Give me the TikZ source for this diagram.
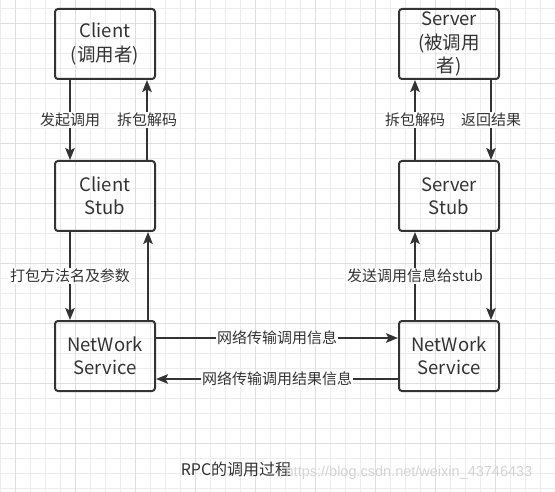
\documentclass[tikz,border=0pt]{standalone}
\usepackage{fontspec}
\setmainfont{Noto Sans CJK SC}
\newfontfamily\urlfont{Liberation Sans}
\usetikzlibrary{arrows.meta}
\definecolor{line_gray}{RGB}{51,51,51}
\definecolor{grid_minor}{RGB}{236,236,236}
\definecolor{grid_major}{RGB}{222,222,222}
\definecolor{mark_gray}{RGB}{212,212,212}

\begin{document}
\begin{tikzpicture}[x=1pt,y=-1pt,->,>={Stealth[length=12pt,width=9.5pt,inset=2.5pt]},line width=2pt]
    \tikzstyle{box}=[draw=line_gray, rounded corners=3pt, minimum width=100pt, minimum height=70pt, align=center, text=line_gray, font=\fontsize{18.5}{23.5}\selectfont, inner sep=0pt]
    \tikzstyle{lab}=[fill=white, text=line_gray, font=\fontsize{15}{17}\selectfont, inner sep=1pt]
    \tikzstyle{flow}=[draw=line_gray]

    \useasboundingbox (0,0) rectangle (555,492);
    \fill[white] (0,0) rectangle (555,492);
    % background grid
    \begin{scope}[-,line width=0.8pt]
      \foreach \x in {0.7,15.7,...,555} \draw[grid_minor] (\x,0) -- (\x,492);
      \foreach \y in {8.3,23.3,...,492} \draw[grid_minor] (0,\y) -- (555,\y);
      \foreach \x in {15.7,75.7,...,555} \draw[grid_major] (\x,0) -- (\x,492);
      \foreach \y in {23.3,83.3,...,492} \draw[grid_major] (0,\y) -- (555,\y);
    \end{scope}

    \node[box] (cl)  at (105,44)  {Client\\(调用者)};
    \node[box] (cs)  at (105,196) {Client\\Stub};
    \node[box] (cn)  at (105,356) {NetWork\\Service};
    \node[box] (sv)  at (449,44)  {Server\\(被调用\\者)};
    \node[box] (ss)  at (449,196) {Server\\Stub};
    \node[box] (sn)  at (449,356) {NetWork\\Service};

    \path
     ([xshift=16pt]cl.south west) edge[flow] node[lab] {发起调用} ([xshift=16pt]cs.north west)
     ([xshift=-9pt]cs.north east) edge[flow] node[lab] {拆包解码} ([xshift=-9pt]cl.south east)
     ([xshift=16pt]cs.south west) edge[flow] node[lab] {打包方法名及参数} ([xshift=16pt]cn.north west)
     ([xshift=-8pt]cn.north east) edge[flow] ([xshift=-8pt]cs.south east)
     ([yshift=-18pt]cn.north east) edge[flow] node[lab] {网络传输调用信息} ([yshift=-18pt]sn.north west)
     ([yshift=13pt]sn.south west) edge[flow] node[lab] {网络传输调用结果信息} ([yshift=13pt]cn.south east)
     ([xshift=17pt]sn.north west) edge[flow] node[lab] {发送调用信息给stub} ([xshift=17pt]ss.south west)
     ([xshift=-9pt]ss.south east) edge[flow] ([xshift=-9pt]sn.north east)
     ([xshift=17pt]ss.north west) edge[flow] node[lab] {拆包解码} ([xshift=17pt]sv.south west)
     ([xshift=-9pt]sv.south east) edge[flow] node[lab] {返回结果} ([xshift=-9pt]ss.north east)
     ;

    \node[text=line_gray, font=\fontsize{16}{18}\selectfont] (cap) at (236,469) {RPC的调用过程};
    \node[text=mark_gray, font=\urlfont\fontsize{14.5}{17}\selectfont] (wm) at (409,473) {https://blog.csdn.net/weixin\_43746433};
\end{tikzpicture}
\end{document}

▶ [INSTRUCTION]
Transcribe the full listing above exactly, with the images removed.

▶ [RESPONSE FOR THIS EXERCISE]
Give me the TikZ source for this diagram.
\documentclass[tikz,border=0pt]{standalone}
\usepackage{fontspec}
\setmainfont{Noto Sans CJK SC}
\newfontfamily\urlfont{Liberation Sans}
\usetikzlibrary{arrows.meta}
\definecolor{line_gray}{RGB}{51,51,51}
\definecolor{grid_minor}{RGB}{236,236,236}
\definecolor{grid_major}{RGB}{222,222,222}
\definecolor{mark_gray}{RGB}{212,212,212}

\begin{document}
\begin{tikzpicture}[x=1pt,y=-1pt,->,>={Stealth[length=12pt,width=9.5pt,inset=2.5pt]},line width=2pt]
    \tikzstyle{box}=[draw=line_gray, rounded corners=3pt, minimum width=100pt, minimum height=70pt, align=center, text=line_gray, font=\fontsize{18.5}{23.5}\selectfont, inner sep=0pt]
    \tikzstyle{lab}=[fill=white, text=line_gray, font=\fontsize{15}{17}\selectfont, inner sep=1pt]
    \tikzstyle{flow}=[draw=line_gray]

    \useasboundingbox (0,0) rectangle (555,492);
    \fill[white] (0,0) rectangle (555,492);
    % background grid
    \begin{scope}[-,line width=0.8pt]
      \foreach \x in {0.7,15.7,...,555} \draw[grid_minor] (\x,0) -- (\x,492);
      \foreach \y in {8.3,23.3,...,492} \draw[grid_minor] (0,\y) -- (555,\y);
      \foreach \x in {15.7,75.7,...,555} \draw[grid_major] (\x,0) -- (\x,492);
      \foreach \y in {23.3,83.3,...,492} \draw[grid_major] (0,\y) -- (555,\y);
    \end{scope}

    \node[box] (cl)  at (105,44)  {Client\\(调用者)};
    \node[box] (cs)  at (105,196) {Client\\Stub};
    \node[box] (cn)  at (105,356) {NetWork\\Service};
    \node[box] (sv)  at (449,44)  {Server\\(被调用\\者)};
    \node[box] (ss)  at (449,196) {Server\\Stub};
    \node[box] (sn)  at (449,356) {NetWork\\Service};

    \path
     ([xshift=16pt]cl.south west) edge[flow] node[lab] {发起调用} ([xshift=16pt]cs.north west)
     ([xshift=-9pt]cs.north east) edge[flow] node[lab] {拆包解码} ([xshift=-9pt]cl.south east)
     ([xshift=16pt]cs.south west) edge[flow] node[lab] {打包方法名及参数} ([xshift=16pt]cn.north west)
     ([xshift=-8pt]cn.north east) edge[flow] ([xshift=-8pt]cs.south east)
     ([yshift=-18pt]cn.north east) edge[flow] node[lab] {网络传输调用信息} ([yshift=-18pt]sn.north west)
     ([yshift=13pt]sn.south west) edge[flow] node[lab] {网络传输调用结果信息} ([yshift=13pt]cn.south east)
     ([xshift=17pt]sn.north west) edge[flow] node[lab] {发送调用信息给stub} ([xshift=17pt]ss.south west)
     ([xshift=-9pt]ss.south east) edge[flow] ([xshift=-9pt]sn.north east)
     ([xshift=17pt]ss.north west) edge[flow] node[lab] {拆包解码} ([xshift=17pt]sv.south west)
     ([xshift=-9pt]sv.south east) edge[flow] node[lab] {返回结果} ([xshift=-9pt]ss.north east)
     ;

    \node[text=line_gray, font=\fontsize{16}{18}\selectfont] (cap) at (236,469) {RPC的调用过程};
    \node[text=mark_gray, font=\urlfont\fontsize{14.5}{17}\selectfont] (wm) at (409,473) {https://blog.csdn.net/weixin\_43746433};
\end{tikzpicture}
\end{document}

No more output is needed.